Il y a 19 ans, il nous quittait après avoir eu une vie politique et intellectuelle exceptionnelle. Senghor est le plus grand Président africain. Il est le plus illustre des Sénégalais. Le devoir d’inventaire continue de s’exercer au sujet de l’œuvre de l’homme qui, comme toute œuvre humaine, par essence imparfaite, contient des impasses et des horreurs. Mais personne ne niera la hauteur de l’homme qui a imaginé un grand dessein pour un petit pays. Il a compris très tôt que l’homme est la plus grande ressource pour un pays et non l’or, le pétrole ou le gaz.
En 2020, Senghor apparaît encore plus moderne que nombre de ses détracteurs ; lui qui a bâti notre pays par l’arme miraculeuse de la culture. Par elle, il a érigé l’enracinement, l’ouverture et le recours aux humanités au rang de culte. Au rendez-vous du donner et du recevoir, le Sénégal, pays de lettrés, de peintres, de comédiens, offre des réponses aux questions existentielles de notre contemporanéité.
Napoléon a laissé à la France ce qui s’appelle des «masses de granit», c’est-à-dire les institutions républicaines comme le préfet ou le lycée qui, deux siècles plus tard, demeurent. Les masses de granit dispersées sur le sol de la Nation par Senghor constituent le socle de notre politique culturelle. L’Université des mutants, le musée dynamique, le Festival mondial des arts nègres, le théâtre Daniel Sorano, l’Orchestre national, le Ballet national la Linguère, les Manufactures des arts décoratifs, l’Ensemble lyrique et l’Ecole artistique de Dakar sont l’œuvre de Senghor. Le Sénégal venait ainsi avec ses apports fécondants pour contribuer aux communs de l’universel.
Senghor définissait la culture comme l’ensemble des valeurs de création d’une civilisation. Par la culture, l’homme crée, dépasse le présent, prolonge l’histoire et dispose pour l’avenir. C’est aussi par la culture qu’un génie a fait d’un minuscule point sur le globe qui s’appelle Sénégal un contributeur majeur à la «Civilisation de l’Universel». Cette civilisation dont il nous dit qu’elle «serait composée des apports, complémentaires, de tous les continents et de toutes les races, sinon de toutes les Nations». «Tout ce qui monte converge», dit Teilhard de Chardin. Senghor a propulsé le Sénégal au rendez-vous des convergences créatrices du monde par la culture.
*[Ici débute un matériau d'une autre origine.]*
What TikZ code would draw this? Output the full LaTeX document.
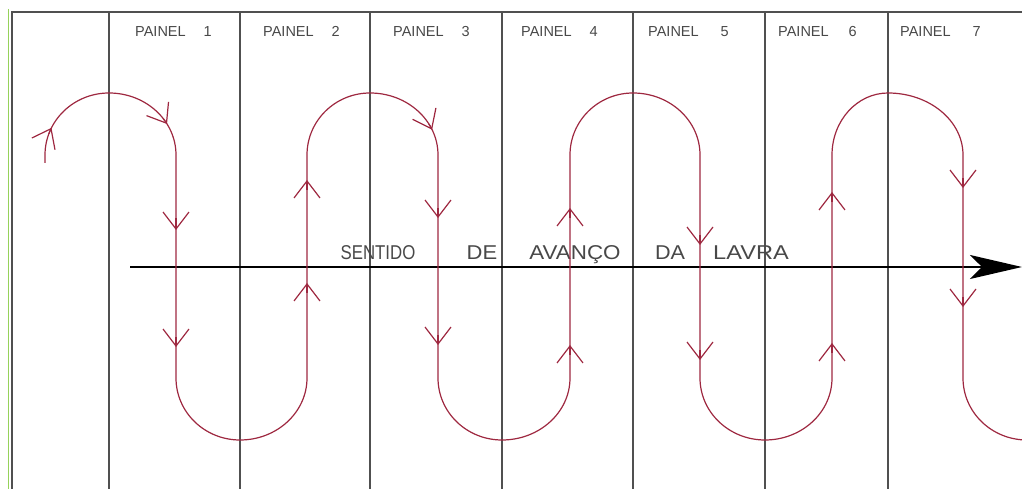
\documentclass[tikz,border=0pt]{standalone}
\usepackage{fontspec}
\setmainfont{Liberation Sans}
\usepackage{graphicx}
\usetikzlibrary{arrows.meta}
\usepackage{xcolor}
\definecolor{lvgrey}{RGB}{80,80,80}
\definecolor{lvtext}{RGB}{72,72,72}
\definecolor{lvred}{RGB}{158,40,64}
\definecolor{lvgreen}{RGB}{150,210,90}
\tikzset{
    painel/.style={
        draw=lvgrey,line width=1.8pt
    },
    rotulo/.style={
        anchor=base west,inner sep=0pt,
        font=\fontsize{14.5}{14.5}\selectfont,text=lvtext
    },
    legenda/.style={
        anchor=base,inner sep=0pt,
        font=\fontsize{20}{20}\selectfont,text=lvtext
    },
    trilha/.style={
        draw=lvred,line width=1.2pt
    },
    seta/.style={
        trilha,-{Straight Barb[length=17pt,width=26pt]}
    },
    eixo/.style={
        draw=black,line width=1.8pt,
        -{Stealth[length=52pt,width=24pt,inset=12pt]}
    }
}

\begin{document}
\begin{tikzpicture}[x=1pt,y=1pt]

\useasboundingbox (0,0) rectangle (1022,489);
\clip (0,0) rectangle (1022,489);

\draw[draw=lvgreen,line width=1pt] (8,480) -- (8,0);
\draw[painel] (12,0) -- (12,477) -- (1022,477);
\draw[painel] (109,477) -- (109,0);
\draw[painel] (240,477) -- (240,0);
\draw[painel] (370,477) -- (370,0);
\draw[painel] (502,477) -- (502,0);
\draw[painel] (633,477) -- (633,0);
\draw[painel] (765,477) -- (765,0);
\draw[painel] (888,477) -- (888,0);

\node[rotulo] (p1) at (135,452) {PAINEL\hspace{18pt}1};
\node[rotulo] (p2) at (263,452) {PAINEL\hspace{18pt}2};
\node[rotulo] (p3) at (393,452) {PAINEL\hspace{18pt}3};
\node[rotulo] (p4) at (521,452) {PAINEL\hspace{18pt}4};
\node[rotulo] (p5) at (648,452) {PAINEL\hspace{22pt}5};
\node[rotulo] (p6) at (778,452) {PAINEL\hspace{20pt}6};
\node[rotulo] (p7) at (900,452) {PAINEL\hspace{22pt}7};

\coordinate (ini) at (130,222);
\coordinate (fim) at (1022,222);
\draw[eixo] (ini) -- (fim);

\node[legenda] (sentido) at (378,229) {\scalebox{0.84}[1]{SENTIDO}};
\node[legenda] (de) at (482,229) {\scalebox{1.1}[1]{DE}};
\node[legenda] (avanco) at (575,229) {\scalebox{1.12}[1]{AVANÇO}};
\node[legenda] (da) at (670,229) {\scalebox{1.08}[1]{DA}};
\node[legenda] (lavra) at (751,229) {\scalebox{1.18}[1]{LAVRA}};

\draw[trilha] (45,326) -- (45,334)
    arc[start angle=180,end angle=90,x radius=64,y radius=62]
    arc[start angle=90,end angle=0,x radius=67,y radius=62]
    -- (176,111)
    arc[start angle=180,end angle=270,x radius=64,y radius=62]
    arc[start angle=270,end angle=360,x radius=67,y radius=62]
    -- (307,334)
    arc[start angle=180,end angle=90,x radius=63,y radius=62]
    arc[start angle=90,end angle=0,x radius=68,y radius=62]
    -- (438,111)
    arc[start angle=180,end angle=270,x radius=64,y radius=62]
    arc[start angle=270,end angle=360,x radius=68,y radius=62]
    -- (570,334)
    arc[start angle=180,end angle=90,x radius=63,y radius=62]
    arc[start angle=90,end angle=0,x radius=67,y radius=62]
    -- (700,111)
    arc[start angle=180,end angle=270,x radius=65,y radius=62]
    arc[start angle=270,end angle=360,x radius=67,y radius=62]
    -- (832,334)
    arc[start angle=180,end angle=90,x radius=56,y radius=62]
    arc[start angle=90,end angle=0,x radius=75,y radius=62]
    -- (963,111)
    arc[start angle=180,end angle=270,x radius=64,y radius=62]
    arc[start angle=270,end angle=360,x radius=64,y radius=62];

\draw[seta] ([shift={(160:64 and 62)}]109,334)
    arc[start angle=160,end angle=154,x radius=64,y radius=62];
\draw[seta] ([shift={(36:67 and 62)}]109,334)
    arc[start angle=36,end angle=30,x radius=67,y radius=62];
\draw[seta] ([shift={(30:68 and 62)}]370,334)
    arc[start angle=30,end angle=24,x radius=68,y radius=62];

\draw[seta] (176,271) -- (176,259);
\draw[seta] (176,152) -- (176,142);
\draw[seta] (307,299) -- (307,309);
\draw[seta] (307,196) -- (307,206);
\draw[seta] (438,281) -- (438,271);
\draw[seta] (438,154) -- (438,144);
\draw[seta] (570,271) -- (570,281);
\draw[seta] (570,134) -- (570,144);
\draw[seta] (700,254) -- (700,244);
\draw[seta] (700,139) -- (700,129);
\draw[seta] (832,287) -- (832,297);
\draw[seta] (832,136) -- (832,146);
\draw[seta] (963,311) -- (963,301);
\draw[seta] (963,192) -- (963,182);

\end{tikzpicture}
\end{document}
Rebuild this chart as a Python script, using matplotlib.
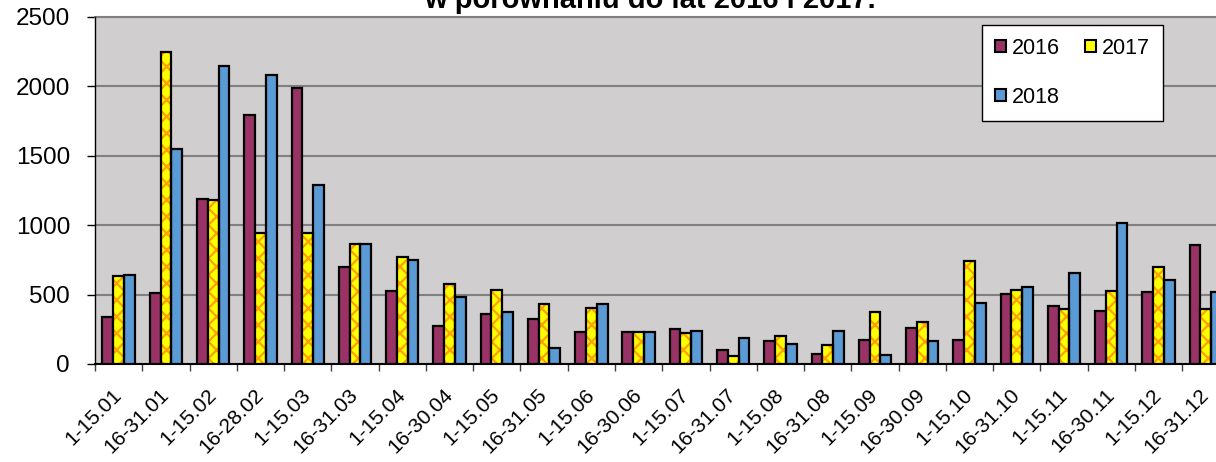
import numpy as np
import matplotlib
matplotlib.use('Agg')
import matplotlib.pyplot as plt
from matplotlib.patches import Patch

plt.rcParams['font.family'] = ['Liberation Sans', 'DejaVu Sans']
plt.rcParams['hatch.linewidth'] = 1.6

# okresy (półmiesiące)
labels = ['1-15.01', '16-31.01', '1-15.02', '16-28.02', '1-15.03', '16-31.03',
          '1-15.04', '16-30.04', '1-15.05', '16-31.05', '1-15.06', '16-30.06',
          '1-15.07', '16-31.07', '1-15.08', '16-31.08', '1-15.09', '16-30.09',
          '1-15.10', '16-31.10', '1-15.11', '16-30.11', '1-15.12', '16-31.12']
v2016 = [337, 514, 1187, 1791, 1988, 697, 524, 272, 363, 324, 229, 228,
         250, 99, 168, 72, 175, 257, 175, 505, 415, 384, 516, 855]
v2017 = [635, 2248, 1178, 942, 942, 863, 774, 579, 531, 430, 406, 228,
         221, 58, 202, 139, 377, 305, 743, 534, 396, 527, 700, 396]
v2018 = [640, 1548, 2149, 2079, 1288, 868, 752, 483, 377, 117, 435, 232,
         240, 187, 146, 236, 65, 164, 440, 557, 656, 1013, 605, 516]

c2016 = '#993366'
c2017 = '#FFFF00'
c2017_hatch = '#FFA000'
c2018 = '#5B9BD5'

W, H = 1216, 462
fig = plt.figure(figsize=(W / 100, H / 100), dpi=100)
ax = fig.add_axes([95 / W, (H - 364) / H, 1134.5 / W, 347 / H])
ax.set_facecolor('#D0CECF')

x = np.arange(len(labels))
bw = 0.228

ax.bar(x - bw, v2016, bw, color=c2016, edgecolor='black', linewidth=1.6, zorder=3)
# 2017: yellow with orange pattern, black edge drawn on top
ax.bar(x, v2017, bw, color=c2017, edgecolor=c2017_hatch, hatch='xx', linewidth=0, zorder=3)
ax.bar(x, v2017, bw, fill=False, edgecolor='black', linewidth=1.6, zorder=4)
ax.bar(x + bw, v2018, bw, color=c2018, edgecolor='black', linewidth=1.6, zorder=3)

ax.set_xlim(-0.5, len(labels) - 0.5)
ax.set_ylim(0, 2500)
ax.set_yticks(range(0, 2501, 500))
ax.yaxis.grid(True, color='#808080', linewidth=1.5, zorder=1)
ax.set_axisbelow(True)

ax.set_xticks(x)
ax.set_xticklabels(labels, rotation=45, ha='right', va='center', rotation_mode='anchor')
ax.set_xticks(np.arange(-0.5, len(labels), 1), minor=True)
ax.tick_params(axis='x', which='major', length=0, pad=20, labelsize=15)
ax.tick_params(axis='x', which='minor', length=5, width=1, color='#404040')
ax.tick_params(axis='y', length=6, width=1, pad=12, labelsize=17.5)

for side in ['top', 'right']:
    ax.spines[side].set_visible(False)
ax.spines['left'].set_linewidth(1)
ax.spines['bottom'].set_linewidth(1.5)
ax.axhline(2500, color='#808080', linewidth=1.5, zorder=2, clip_on=False)

handles = [Patch(facecolor=c2016, edgecolor='black', linewidth=1.5),
           Patch(facecolor=c2018, edgecolor='black', linewidth=1.5),
           Patch(facecolor=c2017, edgecolor='black', linewidth=1.5)]
leg = fig.legend(handles, ['2016', '2018', '2017'], ncol=2,
                 loc='upper left', bbox_to_anchor=(982 / W, 1 - 25 / H),
                 frameon=True, fancybox=False, framealpha=1, edgecolor='black',
                 fontsize=15.5, handlelength=0.5, handleheight=0.5, handletextpad=0.27,
                 labelspacing=1.3, columnspacing=1.2, borderpad=0.6, borderaxespad=0)
leg.get_frame().set_linewidth(1)

fig.text(650 / W, 1 - 8 / H, 'w porównaniu do lat 2016 i 2017.', ha='center',
         va='baseline', fontsize=21, fontweight='bold')

fig.savefig('out.png', dpi=100)
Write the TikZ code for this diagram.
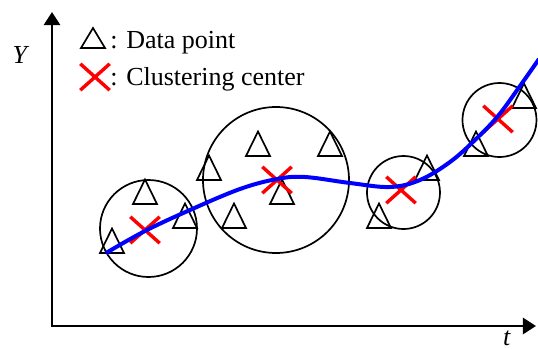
\documentclass[tikz,border=0pt]{standalone}
\usepackage{fontspec}
\setmainfont{Liberation Serif}
\usetikzlibrary{arrows.meta,shapes.misc}
\tikzset{
    %Define standard arrow tip
    >={Triangle[length=6.5pt,width=8pt]},
    %Define style for clusters
    cluster/.style={
           circle,
           draw=black, line width=0.85pt,
           inner sep=0pt},
    %Define style for clustering centres
    centre/.style={
           cross out,
           draw=red, line width=1.7pt,
           minimum width=13pt,
           minimum height=11.5pt,
           inner sep=0pt},
    % Define axis style
    axis/.style={
           <->,
           line width=1.35pt},
    % Define data point style
    datapt/.style={
           draw=black, line width=0.85pt},
    % Define trend style
    trend/.style={
           draw=blue, line width=2pt}
}

\begin{document}
\begin{tikzpicture}[x=0.5pt,y=-0.5pt,font=\fontsize{13}{15}\selectfont]
    \useasboundingbox (0,0) rectangle (538,349);
    % axes
    \coordinate (origin) at (52,326);
    \coordinate (ytip) at (52,12);
    \coordinate (xtip) at (536,326);
    \draw[axis] (ytip) -- (origin) -- (xtip);
    \node (ylab) at (21,55) {\textit{Y}};
    \node (tlab) at (507,338) {\textit{t}};
    % legend
    \draw[datapt] (81,48) -- (93,28) -- (105,48) -- cycle;
    \node (lgpoint) [anchor=base west,inner sep=0pt] at (110,48) {: Data point};
    \node (lgcentre) [centre] at (95,77) {};
    \node (lgclust) [anchor=base west,inner sep=0pt] at (110,85) {: Clustering center};
    % clusters
    \node (clust1) [cluster,minimum size=48.5pt] at (148.5,228.5) {};
    \node (clust2) [cluster,minimum size=73pt] at (276,180) {};
    \node (clust3) [cluster,minimum size=36.5pt] at (403.5,192.5) {};
    \node (clust4) [cluster,minimum size=37pt] at (499.5,120) {};
    % data points (base centre)
    \foreach \x/\y in {112/253, 145/204, 185/228, 209/180, 234/228, 258/156,
                       330/156, 282/204, 379/228, 427/180, 476/156, 524/108}
      \draw[datapt] (\x-12,\y) -- (\x,\y-24.5) -- (\x+12,\y) -- cycle;
    % clustering centres
    \node (cen1) [centre] at (145,230) {};
    \node (cen2) [centre] at (277,180) {};
    \node (cen3) [centre] at (401,190) {};
    \node (cen4) [centre] at (498,119) {};
    % trend
    \draw[trend] plot[smooth,tension=0.6] coordinates {(106,253) (145,231)
      (190,210) (240,189) (277,179) (305,177) (350,183) (390,187) (420,180)
      (450,162) (475,140) (498,116) (520,86) (539,59)};
\end{tikzpicture}
\end{document}
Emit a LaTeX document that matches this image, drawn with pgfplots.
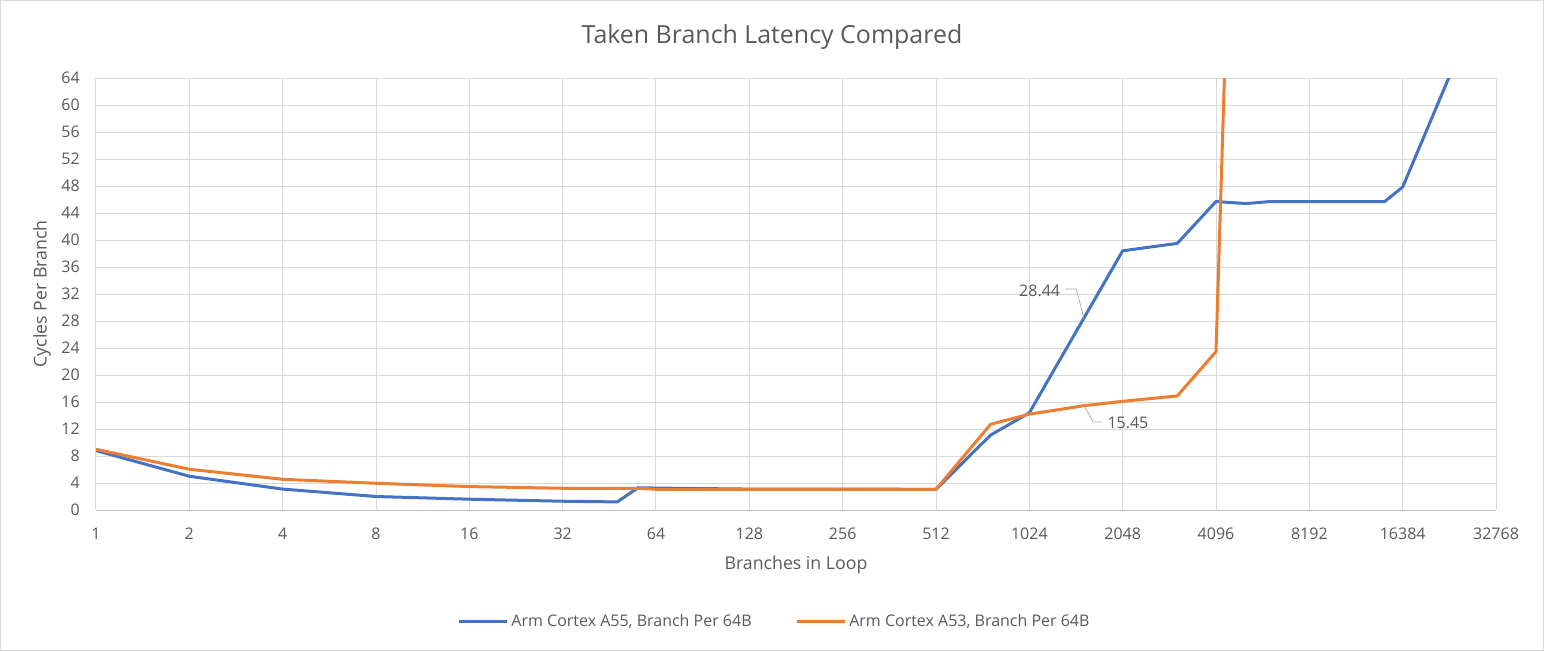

Aujourd’hui, les critiques légitimes de Senghor foisonnent. Mais de nombreux imprudents profanent son œuvre non sans une certaine mauvaise foi, voire une méconnaissance coupable. Taper sur Senghor est un sport national, notamment pour expliquer que notre retard économique est du fait d’un poète occupé par ses vers et non par la production de richesses. Critique absurde, car c’est par la culture qu’une Nation produit pour se mesurer à l’universel. La culture est le lieu de sophistication de la société, la base du commerce et donc de l’économie.
Les impasses épistémiques actuelles du capitalisme donnent raison à Senghor. Plutôt que l’économie, il a commencé par la culture pour bâtir une humanité non dépouillée de sens et de spiritualité qui font défaut à un monde des évidences technologiques.
Senghor demeure plus qu’actuel, notamment durant cette période de pandémie qui confine les artistes et les créateurs et les coupe de leurs lieux d’expression et de monstration. Les artistes vont continuer à souffrir, car il n’y a pas, depuis 40 ans, une politique culturelle ambitieuse capable de porter un progrès économique et social. Nous n’avons pas structuré une économie de la création en vue d’intégrer pleinement les artistes au cœur de notre outil productif.
Le Sénégal est l’œuvre de Senghor. A la négation de la dignité noire, il opposa la négritude. Président de la République, il utilisa la culture comme instrument de construction d’un discours et d’une identité africaine afin d’extirper notre pays de la Grande nuit. Si le Sénégal est une Nation debout, une et indivisible, c’est d’abord grâce à Senghor. Ses successeurs n’ont pas été à sa hauteur. Un rapide tour d’horizon de la classe politique suffit pour se dire que nous n’aurons peut-être plus jamais un homme d’Etat à la hauteur de Léopold Sédar Senghor.